C'è poi l'appropriazione dei primi posti nelle diverse liste dei candidati alle primarie come è successo di recente nel Lazio dove si è scelto il segretario di partito. Qualcuno mi spieghi perché sono state fatte più liste per sostenere lo stesso candidato e perché nelle liste abbiamo visto ben posizionati i soliti noti: parlamentari, consiglieri comunali, provinciali, regionali…Ma la scelta dei componenti dell'assemblea regionale del PD non doveva garantire il rinnovamento della classe dirigente con l'innesto di rappresentanti della "società civile" tanto evocata quanto schizzata nei fatti da un modo  pessimo di intendere la politica? Enrico Gasbarra neo segretario del PD del Lazio - a cui facciamo i migliori auguri per il prossimo futuro - dovrà stare a comporre l'esecutivo e i gruppi di lavoro con il bilancino delle liste delle primarie, cioè di aggregazioni dei capi corrente, o dovrà, come a tanti sembra indispensabile, rivoltare il partito come un calzino per farlo ripartire su basi completamente nuove dopo due anni di inutile commissariamento? Gasbarra ha di fronte a sé una realtà istituzionale e politica nel Lazio assai pesante, visto che in poco più di due anni il centro sinistra ha perso molti Comuni tra cui Roma, Frosinone  e Viterbo e ha perso clamorosamente la Regione Lazio addirittura in mancanza della lista PDL a Roma e provincia.

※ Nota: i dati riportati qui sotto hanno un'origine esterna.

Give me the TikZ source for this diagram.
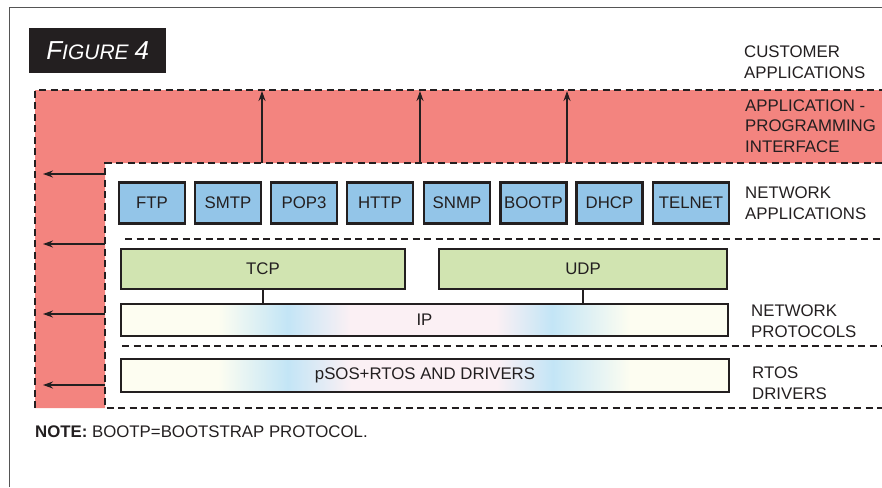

Mi domando quando, come e se arriverà mai il momento del cambiamento dentro il PD e negli altri partiti. Mi chiedo cosa dovrà succedere perché la politica cominci a preoccuparsi del più grande partito italiano del momento (30%) composto da elettori che non vogliono andare più a votare.

Il governo nazionale con Mario Monti sta davvero cambiando la faccia dell'Italia mentre i partiti, aimè, segnano il passo con un grave rischio di scollamento dalla realtà.